Проблема Венского договора заключалась, понятное дело, в том, чтобы свернуть эту имперскую безграничность. Она заключалась в том, чтобы восстановить европейское равновесие, но, по сути, с двумя различными целями. Перед нами австрийская цель и цель английская. В чем состояла австрийская цель? В том, чтобы восстановить европейский баланс в прежней форме, форме XVII и XVIII вв. Сделать так, чтобы ни одна страна в Европе не смогла возобладать над другими. Австрия настаивала на этом проекте, поскольку сама состояла из нескольких различных государств, скрепленных лишь старой формой полицейского государства; у Австрии было лишь административное правительство.

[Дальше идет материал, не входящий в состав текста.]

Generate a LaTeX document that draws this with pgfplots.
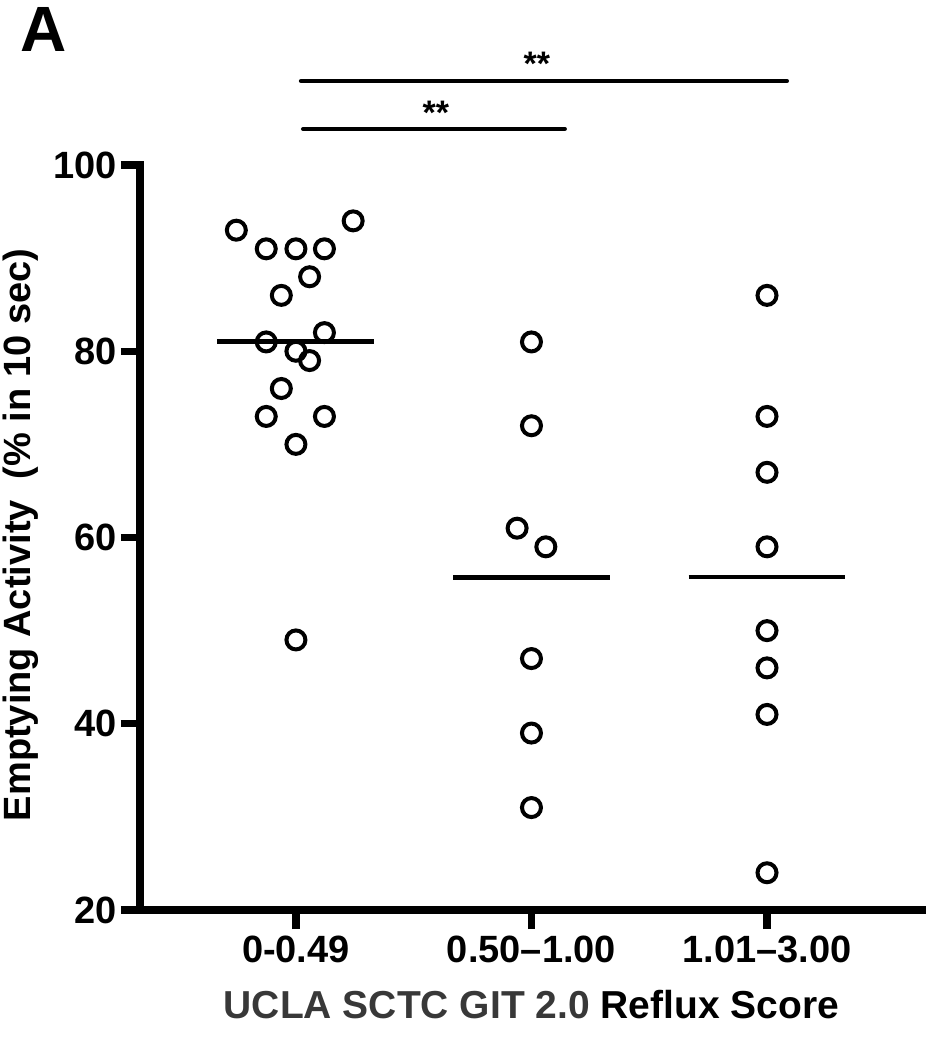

Эта множественность государств полисии в центре Европы предполагала, что сама Европа формуется, в сущности, по этой старой схеме множества уравновешивающих друг друга полицейских государств. Европа должна была принять за образец Австрию, чтобы сама Австрия могла существовать такой, какой она была. И в этой мере можно сказать, что проект европейского баланса по Меттерниху [19] все еще оставался проектом XVIII в. Чем был, напротив, европейский баланс по навязанному ею Австрии Венскому договору для Англии? [29] Это был способ регионализировать Европу, ограничив, разумеется, власть каждого из европейских государств, но предоставив Англии политическую и экономическую роль, роль экономического посредника между Европой и мировым рынком, чтобы, так сказать, мондиализировать европейскую экономику посредством, посредничеством экономического могущества Англии. Таким образом, перед нами совсем другой проект европейского баланса, основанный на принципе, согласно которому Европа — особый экономический регион, окружаемый миром, который должен стать ее рынком. Это совершенно отличается от проекта европейского равновесия, предложенного [Австрией [30] по тому же Венскому договору. Так что, как видите, внутри одной исторической реальности можно найти два совершенно различных типа рациональности и политического расчета.